Asakusa Tokyo is a chain of restaurants all over Tokyo serving predominantly tempura and soba/udon. It’s a cheap, no frills, and food comes at a speed that is almost faster than a fast-food style. There’s tempura just about anything on the menu, and you can order the pieces individuall with beer for a satisfying snack, or if you’re after something a little more substantial, you can order the set meals. We go for the latter option, which come with a selection of tempura, rice/noodles, soup and a side- all for under 1000 yen ($12)!
Tempura Selection with Soba Noodles (980 yen)
Our dinner at Fukusuke Horikawa was one of our first sushi meals in Tokyo and probably the only unplanned one as we had actually a last minute change of plans for the day and ended up in Ikebukuro. We were looking for a nicer place for a special dinner when we came across the lifts to the Sky restaurants located on the 58th and 59th floor and had a peek to see what was up there.
We were pretty much sold once we stepped foot in the lift, a sky themed ride up from ground floor straight up to the restaurant levels, I was so mesmerised that by the time I took my camera out, the ride was already over!
There’s a handful of restaurants on the 59th floor, each with views but we chose Fukusuke Horikawa as it was one of the few Japanese options available. We made a quick reservation and returned for an early dinner- an excellent decision as it not only meant that we got to choose a nice window seat (with incredible views!) but we also got to watch the sun set and the city turn into a beautiful fluorescent lit environment.
We had expected to pay an arm and leg for the nice views, but we were surprised to find that the menu was very reasonably priced, with sushi sets starting from 1620 yen (~$20AUD) for dinner (less for lunch) and drinks on par with most other restaurants we’d been to in Tokyo. We thought we’d go a little fancy an opted for one of the fancier looking multi course sets (Yuraku set, 5400 yen ~$60AUD) and chirashi sushi to share.
Our Japan trip was really planned around food, and for the Tokyo part of the trip, we were spoilt for choice when it came to ramen.
On my first trip to Japan, Rokurinsha was on our list of ramen restaurants to try, however we were not successful in visiting as the queues were just too long to fit into our itinerary. This time I allowed plenty of time to make sure we got our bowls of noodles before we left the country!
Even so, it took two attempts before we finally made it (I forgot to factor in the fact that they close shortly after breakfast service!). And even though we had timed it so that we visited just as they were opening, we still found ourselves queuing for over an hour, with plenty of hungry tourists keen for a taste of the famous ramen.

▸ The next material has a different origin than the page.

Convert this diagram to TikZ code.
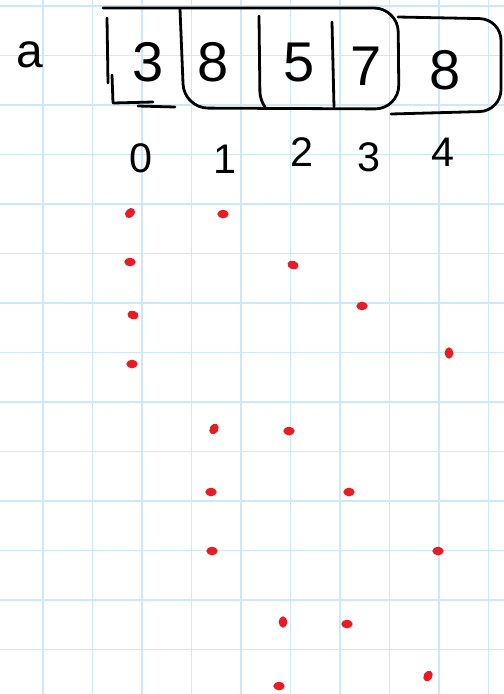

Our Airbnb host had kindly provided us a guide to the local area, and starred all the restaurants he recommended- this was the only one with three stars so we had to try it. If you’re anything like me and plan your trip around recommendations on the internet, you’d never end up at this restaurant (search the name up on google and you’ll barely find a mention). About the tiniest ramen bar I’ve been to, Ramenso Chikyu Kibo inconspicuously tucked away within the quiet residential area of Fushimi (not to be confused with Fushimi Inari).
Blink and you’ll miss it.
There’s no signage to the restaurant, nor is there any type of fancy décor. When we first walked past it before they opened, we honestly thought it was a warehouse. And we probably wouldn’t have realised it was the restaurant we had on our itinerary were it not for the line of people outside!
Before you hop in line, order from the vending machine- we’d used a couple of these before at other ramen shops so we thought we’d be fine…..until we realised none of the options were in English. Since the only word I could really read was “pork” and “noodle”, which wasn’t particularly helpful in this situation, we took a random stab at the machine and ordered two of the dearer options thinking it’s probably be more interesting than the cheaper ones.
The machine spits out coloured plastic tags instead of tickets, with a different colour corresponding to a different ramen (there were a couple of people in line with the same colour as me so I figured I was off to a good start). As the waiter informs us, the shop sells large sized ramen- so if you don’t think you can finish it all, add a peg to the tag to indicate you want a smaller portion. You’ll probably want to add the tag, even if you think you’re hungry, because if you order the regular size, you have to finish it all!
The restaurant is mostly self-serviced- there’s a little shelf at the entrance where you grab your heated hand towels, chopsticks and water. Place your tag on the counter and your ramen will be served. Hopefully you will be hungry too…..
Mystery Ramen #2 (regular size) 900yen
If there’s one thing that screams Kyoto, it would be the red gates at Fushimi Inari-taisha. You know. The tunnel of red that’s on the cover of pretty much every guidebook that every existed. We’re not big on temples and shrines, but you can’t really tell people you’ve been to Kyoto unless you have a photo with the red torii gates to prove it!
The problem with visiting during public holidays is that there are too many people to take one of those signature shots with gates and nothing else in the photo, but I did manage to snap a quick one before the crowd got in the photo. I’m happy 🙂
The red gates line a pathway that goes some 4km or so up the mountain, with plenty of shrines on the way, but as I said, we’re not shrine people (and nor are we fit people) so we only went part of the way before heading back down.
I consider myself much more of a food person (if you haven’t figured out by now), so the market stalls selling food at the entrance to the shrine were of great interest to me!